За что он убит? Что и кому сделал? Какою борьбою и кого раздражил. Где тайна его страдальческой жизни – жизни русского архиерея, о которой так часто говорят с завистью, как о покойной и приятной, где тайна его мученической смерти?
Народ наш совершил грех... А грех требует искупления и покаяния. А для искупления прегрешений народа и для побуждения его к покаянию всегда требуется жертва. А в жертву всегда избирается лучшее, а не худшее. Вот где тайна мученичества старца-митрополита. Чистый и честный, церковно-настроенный, праведный, смиренный митрополит Владимир в мученическом подвиге сразу вырос в глазах верующих. Мученичество его станет ведомо теперь всему нашему народу.

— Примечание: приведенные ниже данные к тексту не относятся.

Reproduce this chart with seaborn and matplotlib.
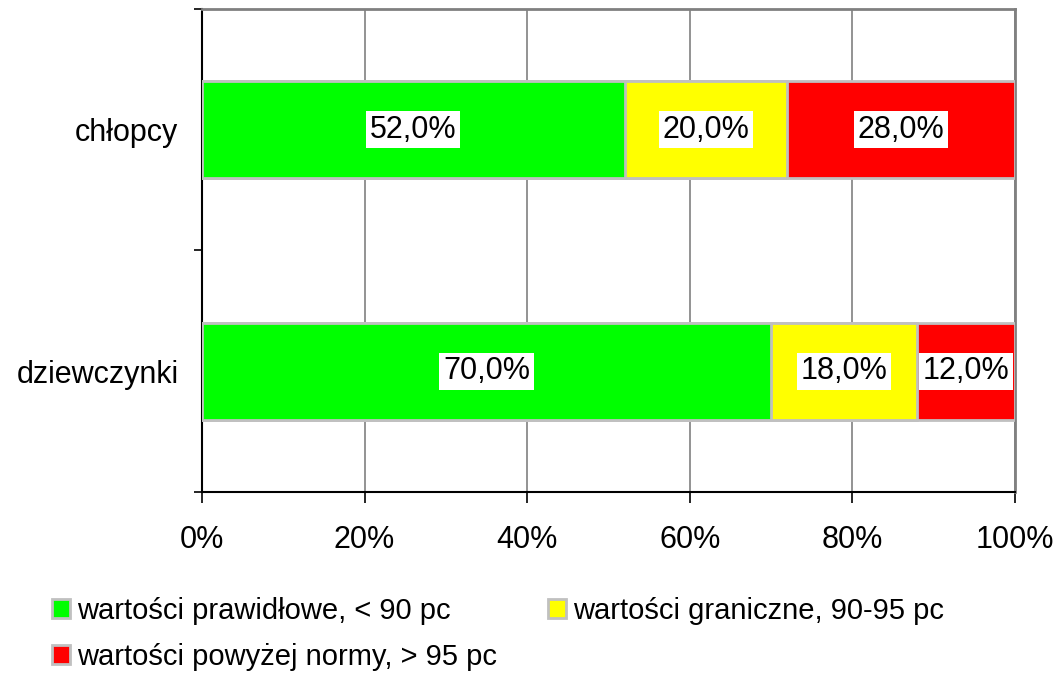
import matplotlib
matplotlib.use("Agg")
import matplotlib.pyplot as plt
from matplotlib.patches import Patch
import numpy as np
import pandas as pd
import seaborn as sns

# Data
categories = ["chłopcy", "dziewczynki"]
normal = [52.0, 70.0]
borderline = [20.0, 18.0]
above = [28.0, 12.0]
series_names = ["wartości prawidłowe, < 90 pc",
                "wartości graniczne, 90-95 pc",
                "wartości powyżej normy, > 95 pc"]
colors = ["#00ff00", "#ffff00", "#ff0000"]
xtick_labels = ["0%", "20%", "40%", "60%", "80%", "100%"]

sns.set_style("white")
plt.rcParams["font.family"] = ["Liberation Sans", "DejaVu Sans"]
plt.rcParams["text.color"] = "black"
plt.rcParams["xtick.color"] = "black"
plt.rcParams["ytick.color"] = "black"
plt.rcParams["axes.labelcolor"] = "black"

FS = 22
LEG_FS = 21

fig = plt.figure(figsize=(10.6, 6.75), dpi=100)
ax = fig.add_axes([0.1906, 0.2711, 0.9575 - 0.1906, 0.9867 - 0.2711])

normal_a = np.array(normal)
border_a = np.array(borderline)
above_a = np.array(above)
cum1 = normal_a
cum2 = normal_a + border_a
cum3 = cum2 + above_a

df = pd.DataFrame({"cat": categories, "c1": cum1, "c2": cum2, "c3": cum3})

edge = "#c0c0c0"
# stacked bars drawn as overlapping cumulative totals (back to front)
for col, colr in zip(["c3", "c2", "c1"], colors[::-1]):
    sns.barplot(data=df, x=col, y="cat", orient="h", color=colr,
                width=0.4, edgecolor=edge, linewidth=2, ax=ax,
                saturation=1, zorder=3)

# value labels
starts = [np.zeros(2), cum1, cum2]
vals = [normal_a, border_a, above_a]
for s, v in zip(starts, vals):
    for i in range(len(categories)):
        ax.text(s[i] + v[i] / 2, i, f"{v[i]:.1f}%".replace(".", ","),
                ha="center", va="center", fontsize=FS, zorder=5,
                bbox=dict(facecolor="white", edgecolor="none",
                          boxstyle="square,pad=0.12"))

ax.set_xlim(0, 100)
ax.set_ylim(1.5, -0.5)
ax.set_xticks(np.arange(0, 101, 20))
ax.set_xticklabels(xtick_labels, fontsize=FS)
ax.set_yticks(range(len(categories)))
ax.set_yticklabels(categories, fontsize=FS)
ax.set_yticks([-0.5, 0.5, 1.5], minor=True)
ax.tick_params(axis="y", which="major", length=0, pad=17)
ax.tick_params(axis="y", which="minor", length=6, width=1.2, color="black", left=True)
ax.tick_params(axis="x", which="major", length=8, width=1.2, color="black",
               bottom=True, pad=16)
ax.set_xlabel("")
ax.set_ylabel("")

ax.xaxis.grid(True, color="#808080", linewidth=1.2, zorder=0)
ax.set_axisbelow(True)

for side in ["top", "right"]:
    ax.spines[side].set_color("#808080")
    ax.spines[side].set_linewidth(2)
for side in ["left", "bottom"]:
    ax.spines[side].set_color("black")
    ax.spines[side].set_linewidth(1.5)

handles = [Patch(facecolor=colors[0], edgecolor=edge, linewidth=2, label=series_names[0]),
           Patch(facecolor=colors[2], edgecolor=edge, linewidth=2, label=series_names[2]),
           Patch(facecolor=colors[1], edgecolor=edge, linewidth=2, label=series_names[1])]
fig.legend(handles=handles, ncol=2, loc="upper left",
           bbox_to_anchor=(0.049, 0.116), frameon=False, fontsize=LEG_FS,
           handlelength=0.62, handleheight=0.62, handletextpad=0.24,
           columnspacing=1.75, labelspacing=0.62, borderaxespad=0, borderpad=0)

fig.savefig("out.png", dpi=100, facecolor="white")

И смерть его, такая, как вся его жизнь, без позы и фразы, в том одиночестве, в каком он себя чувствовал всю жизнь, не может пройти безследно. Она будет искупляющим страданием, призывом и возбудителем к покаянию, о котором теперь так много-много говорят и которого, к сожалению, еще не видно в русском обществе...
Смерть человека, менее всего причастного к прегрешениям этого образованного общества, столь много и тяжко, и долго грешившего против народа, развязывающего в нем зверя и подавляющего человека и христианина, – эта смерть есть воистину жертва за грех. Бог творит свое дело. Он не карает, а спасает, призывая к покаянию. Если бы только карал, то погибли бы убийцы, а не убитый митрополит.
И мученическая смерть старца-митрополита, человека чистого и цельного, – ими же Бог весть судьбами, верим, – внесет много в то начинающееся движение покаяния, отрезвления, которое мы все предчувствуем сердцем, которое мы призываем и которое одно принесет спасение нашему гибнущему в кровавой и безверной смуте народу.